Tumult at the Vatican

The pitched battle between adherents of a wider, more tolerant, more inclusive world and the stalwarts of tradition, legalism, and fiercely defended tribal identity is playing out all over, including in the Catholic Church of which I was a member for the first twenty years of my life.

After successful conservative Popes, who named conservative Cardinals — “princes of the Church” — the Church now has Pope Francis. He is more pastoral, more focused on the lived experience of the faithful, and more forgiving that the old guard would like. So are his newly appointed Cardinals. Inexplicably, the conservative wing of the Church — including not only retrograde Cardinals but Ross Douthat of the New York Times — has chosen marriage and the family as the doctrinal hill they are going to die on.  Specifically, the do-or-die issue is whether divorced and remarried Catholics who have not procured an annulment can receive holy communion.

An annulment is a long and expensive Church procedure that ultimately rules a marriage invalid, leaving the way clear for the Catholic to marry again and be in full communion with the Church. Often there are children involved; from what I know the annulment doesn’t make them invalid, although it’s not clear what status the issue of a marriage wiped from the books might have. My Aunt Dotty got an annulment in the 1940’s, after a year of marriage and the birth of my cousin Greg. She and her ex-husband spent the rest of their lives fighting bitterly, to Greg’s detriment. I’m not sure what part the annulment played, but it certainly wasn’t pastoral  or healing.

Why do I care about this, by the way? Comic relief. I don’t mean that in a disrespectful way toward any Catholic readers. I simply mean that so much is on the line with the Trump election, and I feel so powerless to stave off what is to come, it’s a relief to watch lunacy play out in another venue, one in which I have no stake.

Pope Francis convened a long discussion of marriage and the family, after which he issued a teaching called Amoris Laetitia, which basically urged less legalism and more tolerance and room for faithful divorced Catholics to work out their status with a priest.

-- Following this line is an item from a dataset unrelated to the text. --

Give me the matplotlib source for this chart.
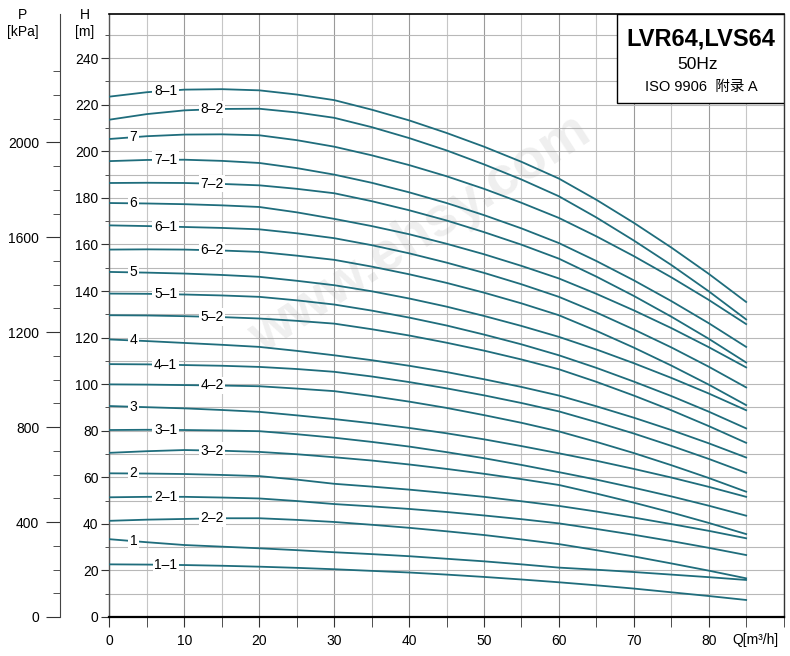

He asked the Church hierarchy to remember that communion is not a reward for toeing the line, but the sustaining life bread of the faith. Papal teachings are a big deal and people are supposed to follow them, even in documents not declared infallible.

Four conservative Cardinals, led by U.S. Raymond Burke — who likes to wear a 40 foot long red train to which his rank as prince of the Church entitles him — sent the Pope a document called a dubia, demanding yes/no answers to five questions on marriage/ family issues in the faith. The Pope refused to be caught in that trap, so Boys in Red Birettas made their demand letter public. The Pope still refused to answer, but through surrogates like Cardinal Schonborn of Vienna, basically told the Angry Four to cool their jets and be respectful of their Pope.

The escalation, if Burke and his cronies want to take the next step, is to issue a “corrective” publicly rebuking the Pope, which apparently canon law allows them to do.  If they do that, the current Pope can yank their status as cardinals — which the four and their supporters claim would bring about schism in the Church.

Pope Francis is 79 years old. I think if he were younger, he could make a real and lasting change in the Church. Right now, the old guard is waiting for him to die off so they can elect another hard-liner who’d undo everything Francis has said. Reminds me of the Republican Congress and President Obama.

I think history will treat President Obama kindly, even if Trump does take a meat ax to all of President Obama’s signature achievements. And I think a merciful and loving God looks kindly on Pope Francis. Does anyone envision God wearing a 40 foot long red silk train as a mark of His heavenly status? I didn’t think so.